Em resposta na qual não abordou o tema, o Facebook disse que as medidas anunciadas “são resultado de conversas com parceiros e especialistas ambientais”, entre os quais a ONG WWF.
“Sabemos que não existem ‘balas de prata’ neste espaço e continuaremos trabalhando para evitar que as pessoas burlem nossa fiscalização”, afirmou a empresa.
Para Brenda Brito, o Facebook também poderia ter incluído em sua base de dados as florestas nacionais públicas não destinadas, que são um dos principais alvos de grileiros e desmatadores na Amazônia hoje.
O Serviço Florestal Brasileiro mantém desde 2016 mapas atualizados sobre essas áreas, que poderiam ser usados para ampliar o alcance das medidas anunciados pelo Facebook, segundo a pesquisadora.
A empresa afirmou, porém, que utilizaria uma base de dados que não inclui esses territórios, mantida pelo Centro Mundial de Monitoramento da Conservação do Programa das Nações Unidas para o Meio Ambiente (UNEP-WCMC, na sigla em inglês).
Em nota à BBC, uma porta-voz da UNEP-WCMC disse que o órgão gerencia “a mais abrangente base global de dados sobre área protegidas”, atualizada mensalmente com informações de governos e outras instituições.
Para a ambientalista Ivaneide Bandeira, fundadora da ONG Kanindé, a mudança na política do Facebook é positiva.

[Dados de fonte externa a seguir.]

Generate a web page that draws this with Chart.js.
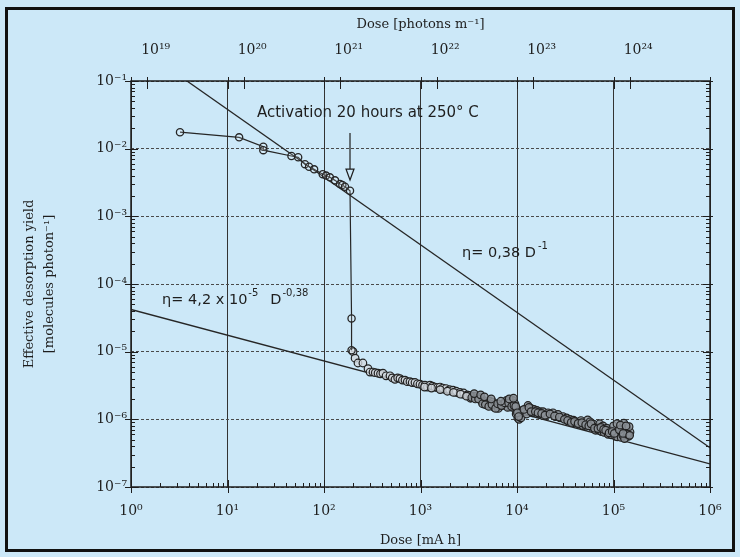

“Considero esse anúncio uma coisa boa, embora esteja chegando atrasado, porque eles nunca deveriam ter permitido (os anúncios de terras protegidas)”, afirmou.
“Mas o fato de agora estarem tomando essa posição é bom, porque vai ajudar na proteção do território, já que vai ajudar a não divulgar venda de terra dentro de área protegida e de terra indígena”, disse Bandeira.